The up-tempo numbers, though a minority, offer some highlights - lead single "Cowboy Casanova," sassy kiss-off number "Songs Like This" and the ridiculously catchy, if overproduced "Undo It" combine Underwood's crisp, almost percussive tone with rocking instrumentals to create what will surely be played repeatedly on radio and full-blast in the cars of people across the country who have recently realized that their ex is a jerk.

Underwood's vocals have always been her greatest asset, and they are strong throughout the album - "What Can I Say" is particularly easy to listen to. This is why it is so disappointing that she has been given such mediocre material to work with.

Though "Quitter" is a notable exception with a playful and creative melodic line, many of the songs are constructed strangely, and several have lyrics that are truly stupid: "Last night I was pouring out my heart like a waterfall to you / and with one kiss, I was a runaway train flying off the track to you."

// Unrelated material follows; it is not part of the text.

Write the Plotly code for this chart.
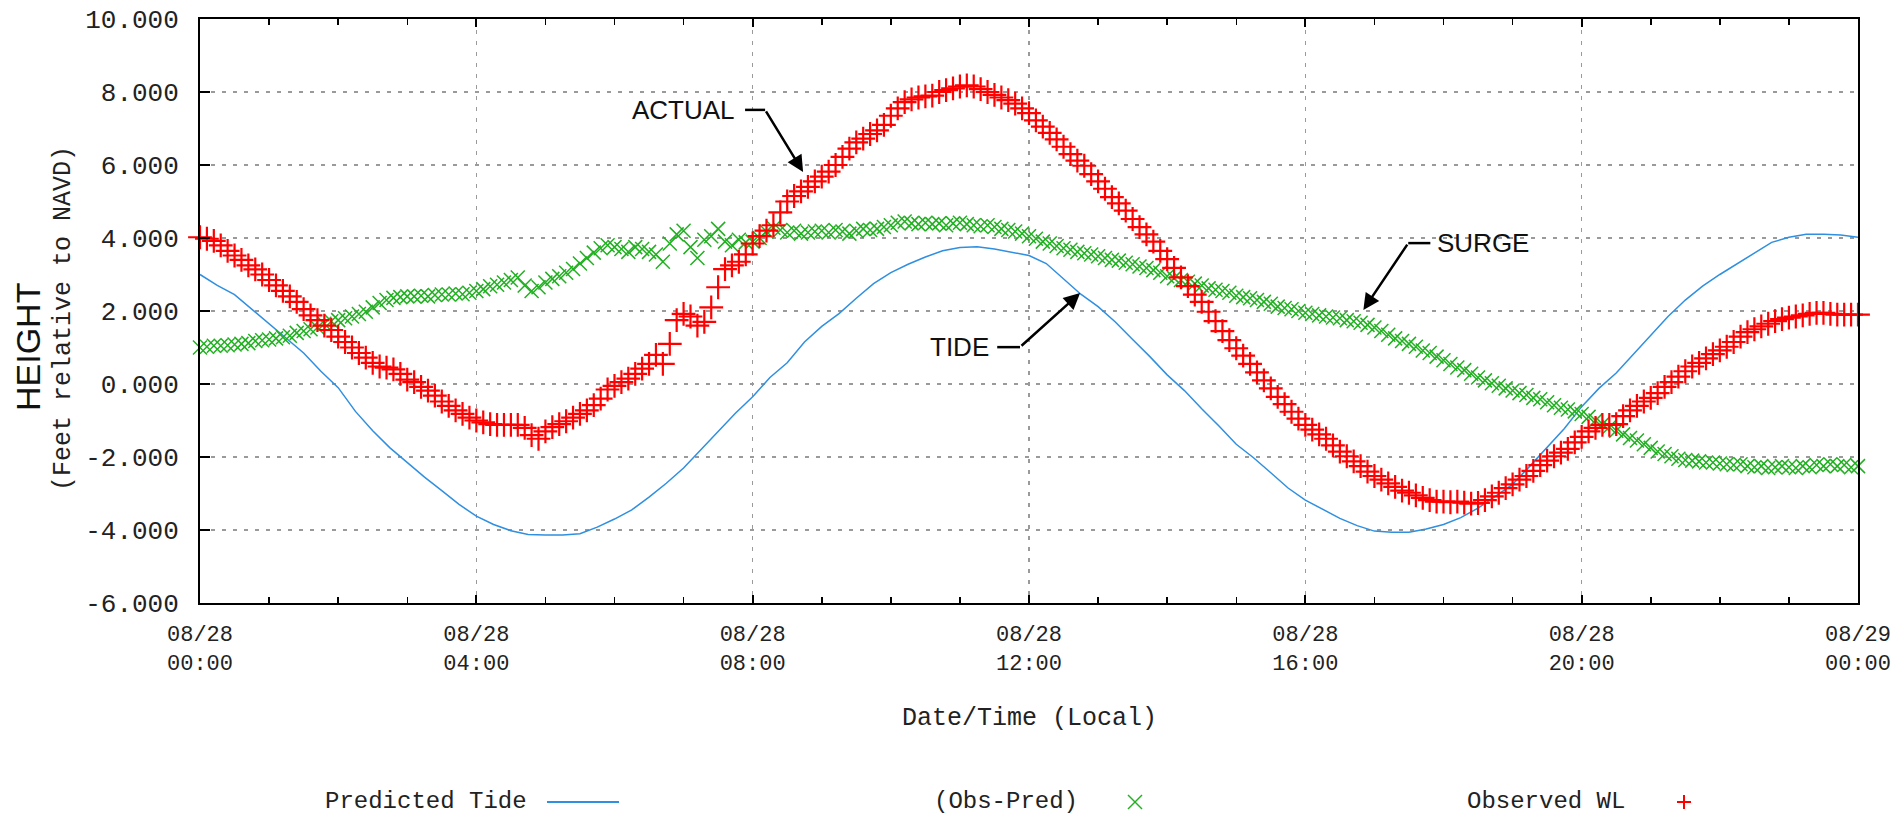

Since her days as a contestant on "American Idol," Underwood has been criticized for lacking the lyrical phrasing and emotional delivery of her peers, and it is something she still seems to be struggling with. Even the ballads with decent lyrics fail to register with the listener as Underwood's vocals are at times almost too perfect, to the point where one finds it difficult to believe that she really believes what she is singing.

Perhaps the single greatest gem of the album, however, is the ballad "Temporary Home," which perfectly showcases the softer, prettier side of Underwood's voice. One particular line in the final verse is sung so pristinely that it almost makes one resent the filler that comprises the majority of the 13-track album.

All things considered, Underwood could make anything sound great because she's an incredibly gifted vocalist, but the surprisingly low quality of songwriting does a disservice to her talent and her career. Fortunately, there are enough winners on the album to tide fans over until the next release.